I have been asked this question more than once and not only in regard to the characters in my books. People who know me by one name are sometimes surprised to hear another acquaintance call me something different. In fact, I can count seven different names and nine different titles I have answered to.

Every name depends on context. In non-fictional life, we know this intuitively. Thus, we will call our next door neighbor Dan when having a beer with him, but Coach when discussing strategy in front of our young son on the soccer field.

Fictional worlds of elves, wizards and aliens are familiar enough to most of us that we have little trouble applying real-world rules of context automatically when a character is called Sandra, Sandy, Sweetie, and Mrs. Fether by different sentient beings in the story. The characters in The Charlemagne Files inhabit a fictional world of Intelligence (capital I).

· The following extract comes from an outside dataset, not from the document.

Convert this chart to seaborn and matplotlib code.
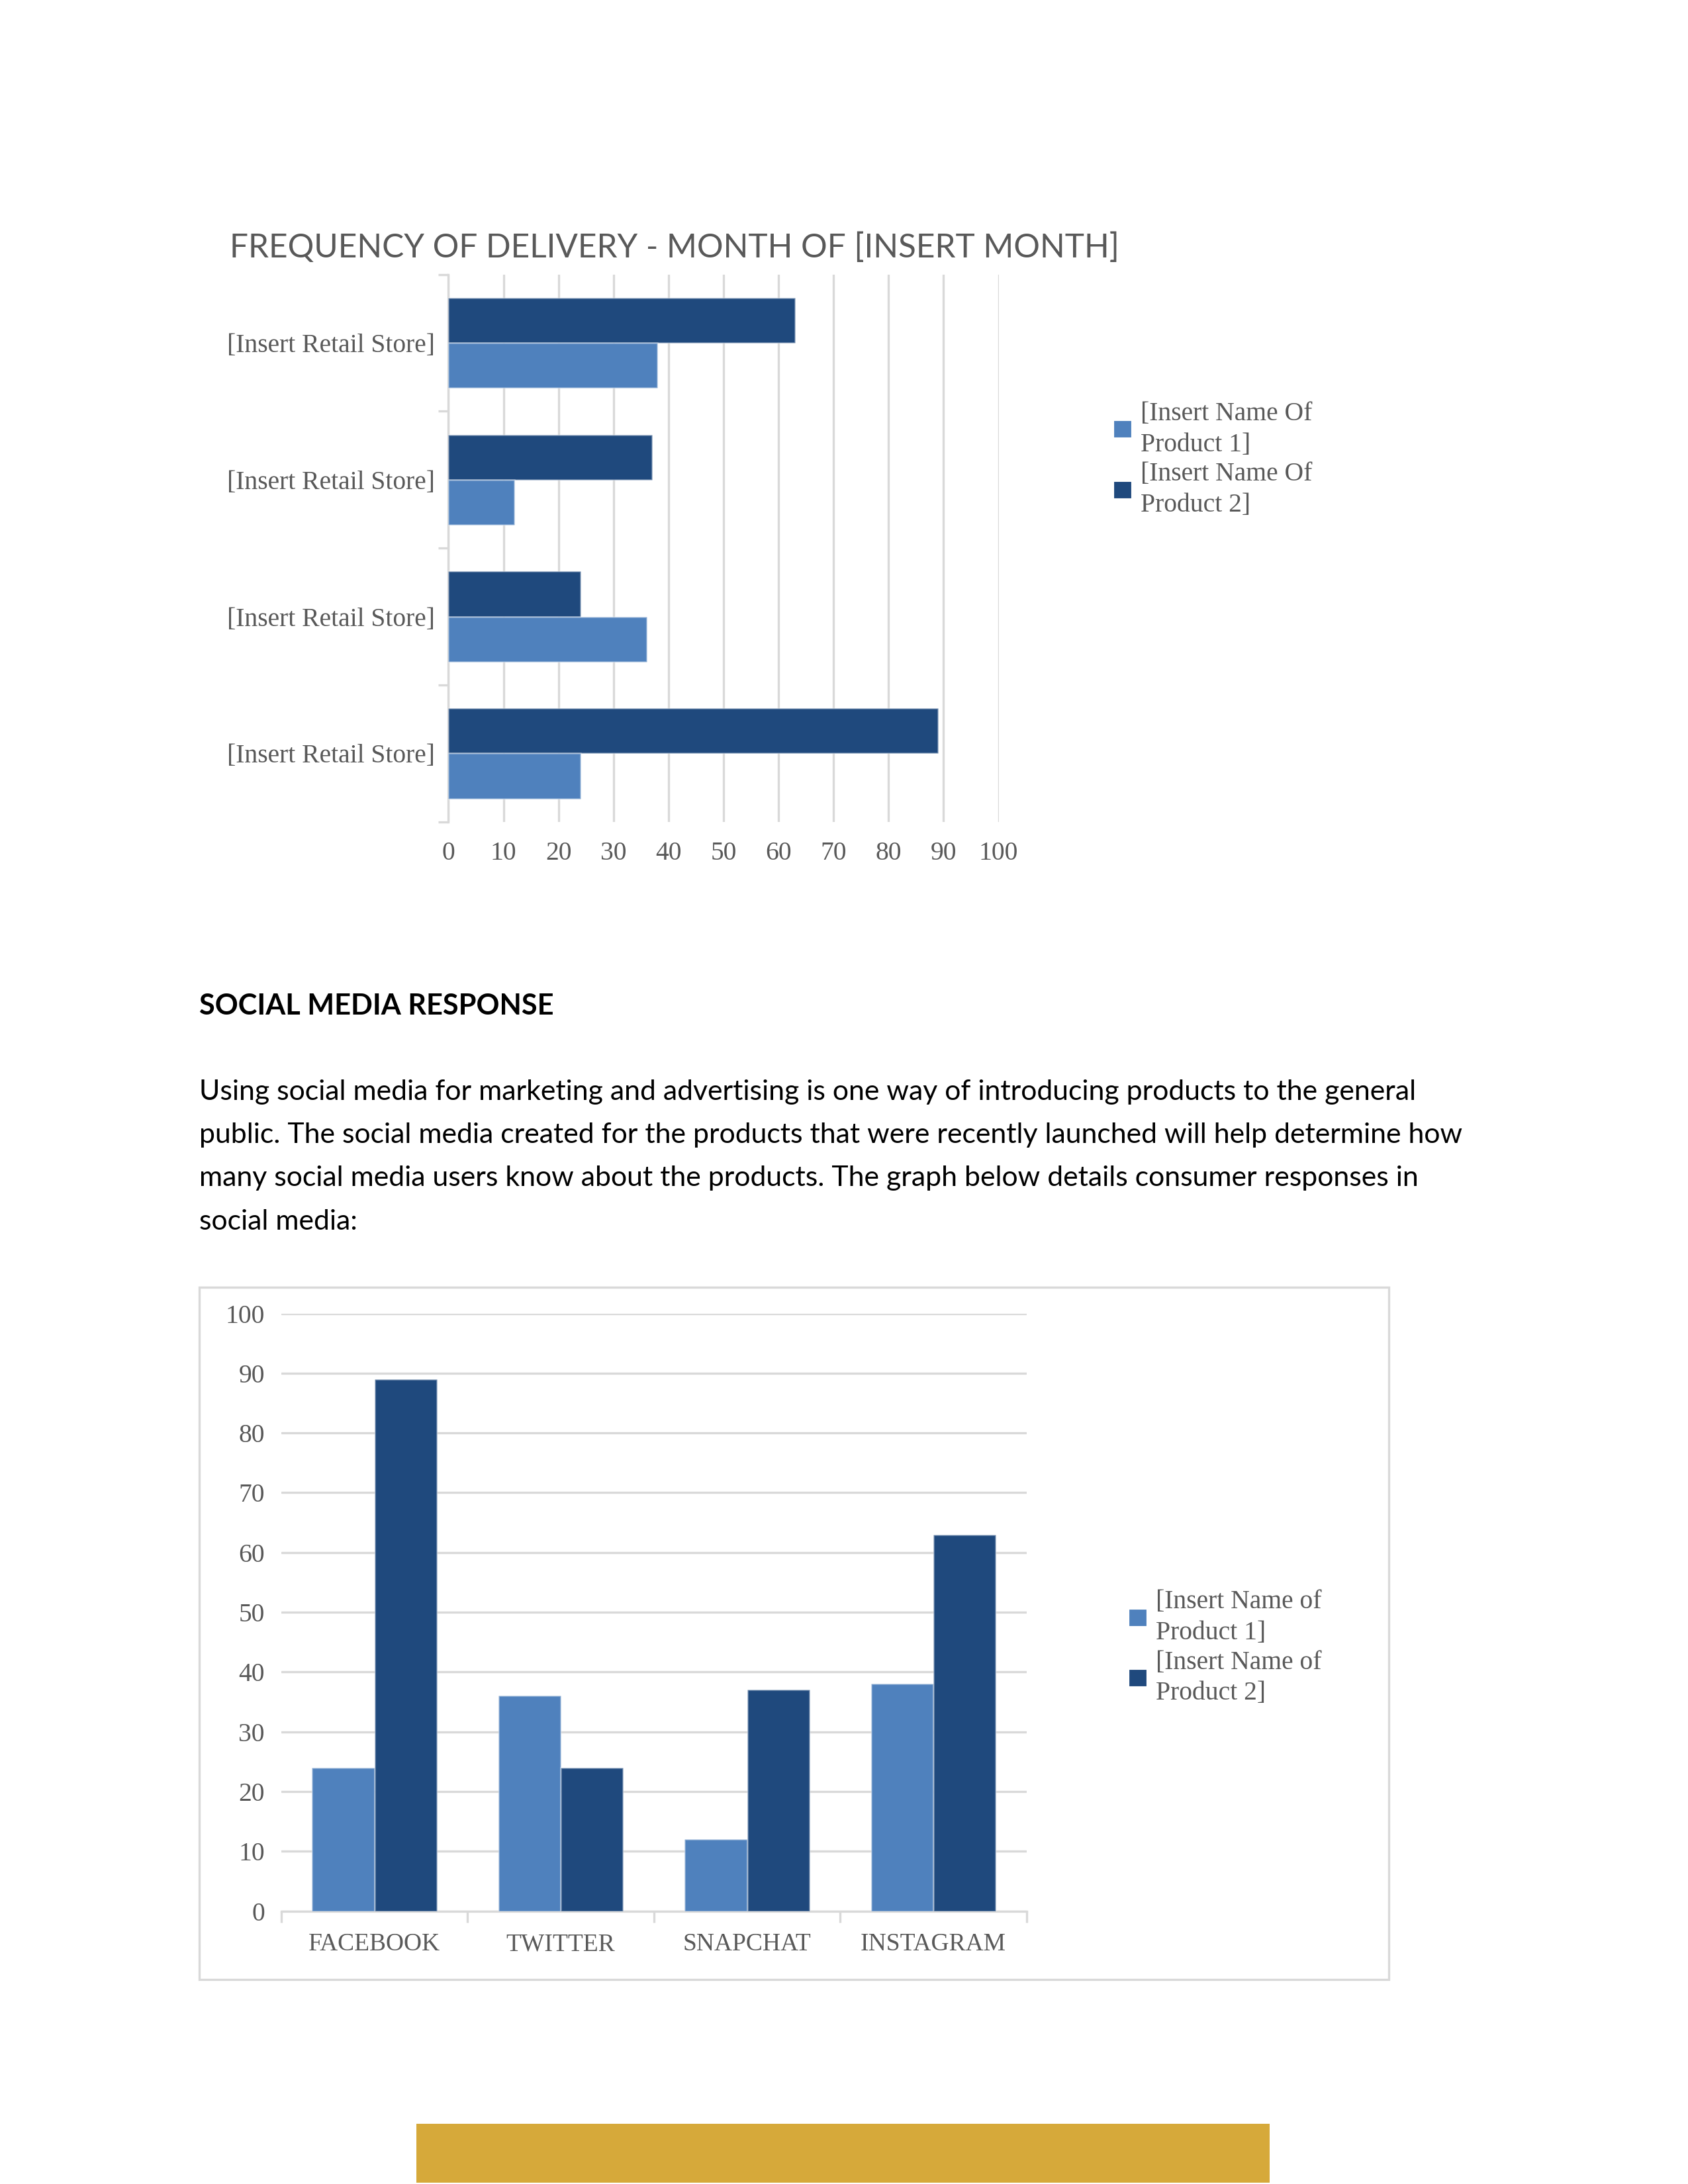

Most of the conventions and terms are real but unfamiliar to those who have not read extensively in the genre. 

This particular intelligence world is one I made up, so even with extensive experience with the subject, chances are good that a few things will be unfamiliar. But in both instances, just use everyday conventions and a quick look at the name glossaries I provide in some of the books to stay oriented in the story. It is not strange that a member of the team may call the team leader Misha, while a babysitter, who is essentially an outsider, will receive a disgusted glare for doing so. The people who work with the team but are not on it are never given a name for him, and so are reduced to 'hey you', direct eye contact or making up a handle for him.

Misha was dubbed Mack by English-speaking babysitters because of his skill with a knife.

Don’t get me started on how different languages can affect names. I’ll never shut up.